TASK PROMPT: Without including any pictures, write out the listing below exactly.

§

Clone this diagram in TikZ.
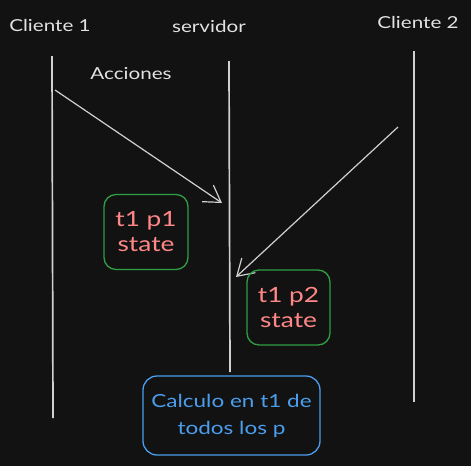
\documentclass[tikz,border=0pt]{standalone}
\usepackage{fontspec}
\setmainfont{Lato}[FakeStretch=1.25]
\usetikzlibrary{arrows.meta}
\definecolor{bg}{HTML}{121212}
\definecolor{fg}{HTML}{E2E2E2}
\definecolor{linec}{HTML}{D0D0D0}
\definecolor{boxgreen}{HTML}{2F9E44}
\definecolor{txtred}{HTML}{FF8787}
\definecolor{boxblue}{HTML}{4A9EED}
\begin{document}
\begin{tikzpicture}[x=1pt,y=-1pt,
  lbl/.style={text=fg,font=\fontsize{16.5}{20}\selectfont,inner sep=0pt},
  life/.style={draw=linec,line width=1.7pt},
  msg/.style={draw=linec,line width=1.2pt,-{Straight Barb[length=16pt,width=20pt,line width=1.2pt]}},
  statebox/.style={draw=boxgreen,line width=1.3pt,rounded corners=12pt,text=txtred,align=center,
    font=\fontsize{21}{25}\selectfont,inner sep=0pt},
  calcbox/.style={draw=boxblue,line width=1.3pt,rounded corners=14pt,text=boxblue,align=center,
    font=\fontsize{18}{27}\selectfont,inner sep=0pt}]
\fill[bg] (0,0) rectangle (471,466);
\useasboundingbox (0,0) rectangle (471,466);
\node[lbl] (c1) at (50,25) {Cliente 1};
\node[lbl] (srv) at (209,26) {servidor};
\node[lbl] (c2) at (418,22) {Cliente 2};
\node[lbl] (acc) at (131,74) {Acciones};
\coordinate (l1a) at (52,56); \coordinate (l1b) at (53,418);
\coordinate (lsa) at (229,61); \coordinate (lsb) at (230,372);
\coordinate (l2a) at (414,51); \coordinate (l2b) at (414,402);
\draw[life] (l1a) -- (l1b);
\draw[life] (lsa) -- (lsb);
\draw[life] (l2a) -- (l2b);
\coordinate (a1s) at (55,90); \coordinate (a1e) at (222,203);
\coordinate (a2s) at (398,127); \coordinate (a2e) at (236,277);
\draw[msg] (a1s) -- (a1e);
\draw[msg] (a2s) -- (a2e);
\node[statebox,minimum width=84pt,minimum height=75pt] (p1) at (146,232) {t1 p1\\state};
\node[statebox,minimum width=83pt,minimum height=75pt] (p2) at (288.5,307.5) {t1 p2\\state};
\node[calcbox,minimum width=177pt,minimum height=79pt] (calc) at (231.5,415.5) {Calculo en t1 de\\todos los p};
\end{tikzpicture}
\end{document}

§

RESPONSE TO THIS TASK:
Clone this diagram in TikZ.
\documentclass[tikz,border=0pt]{standalone}
\usepackage{fontspec}
\setmainfont{Lato}[FakeStretch=1.25]
\usetikzlibrary{arrows.meta}
\definecolor{bg}{HTML}{121212}
\definecolor{fg}{HTML}{E2E2E2}
\definecolor{linec}{HTML}{D0D0D0}
\definecolor{boxgreen}{HTML}{2F9E44}
\definecolor{txtred}{HTML}{FF8787}
\definecolor{boxblue}{HTML}{4A9EED}
\begin{document}
\begin{tikzpicture}[x=1pt,y=-1pt,
  lbl/.style={text=fg,font=\fontsize{16.5}{20}\selectfont,inner sep=0pt},
  life/.style={draw=linec,line width=1.7pt},
  msg/.style={draw=linec,line width=1.2pt,-{Straight Barb[length=16pt,width=20pt,line width=1.2pt]}},
  statebox/.style={draw=boxgreen,line width=1.3pt,rounded corners=12pt,text=txtred,align=center,
    font=\fontsize{21}{25}\selectfont,inner sep=0pt},
  calcbox/.style={draw=boxblue,line width=1.3pt,rounded corners=14pt,text=boxblue,align=center,
    font=\fontsize{18}{27}\selectfont,inner sep=0pt}]
\fill[bg] (0,0) rectangle (471,466);
\useasboundingbox (0,0) rectangle (471,466);
\node[lbl] (c1) at (50,25) {Cliente 1};
\node[lbl] (srv) at (209,26) {servidor};
\node[lbl] (c2) at (418,22) {Cliente 2};
\node[lbl] (acc) at (131,74) {Acciones};
\coordinate (l1a) at (52,56); \coordinate (l1b) at (53,418);
\coordinate (lsa) at (229,61); \coordinate (lsb) at (230,372);
\coordinate (l2a) at (414,51); \coordinate (l2b) at (414,402);
\draw[life] (l1a) -- (l1b);
\draw[life] (lsa) -- (lsb);
\draw[life] (l2a) -- (l2b);
\coordinate (a1s) at (55,90); \coordinate (a1e) at (222,203);
\coordinate (a2s) at (398,127); \coordinate (a2e) at (236,277);
\draw[msg] (a1s) -- (a1e);
\draw[msg] (a2s) -- (a2e);
\node[statebox,minimum width=84pt,minimum height=75pt] (p1) at (146,232) {t1 p1\\state};
\node[statebox,minimum width=83pt,minimum height=75pt] (p2) at (288.5,307.5) {t1 p2\\state};
\node[calcbox,minimum width=177pt,minimum height=79pt] (calc) at (231.5,415.5) {Calculo en t1 de\\todos los p};
\end{tikzpicture}
\end{document}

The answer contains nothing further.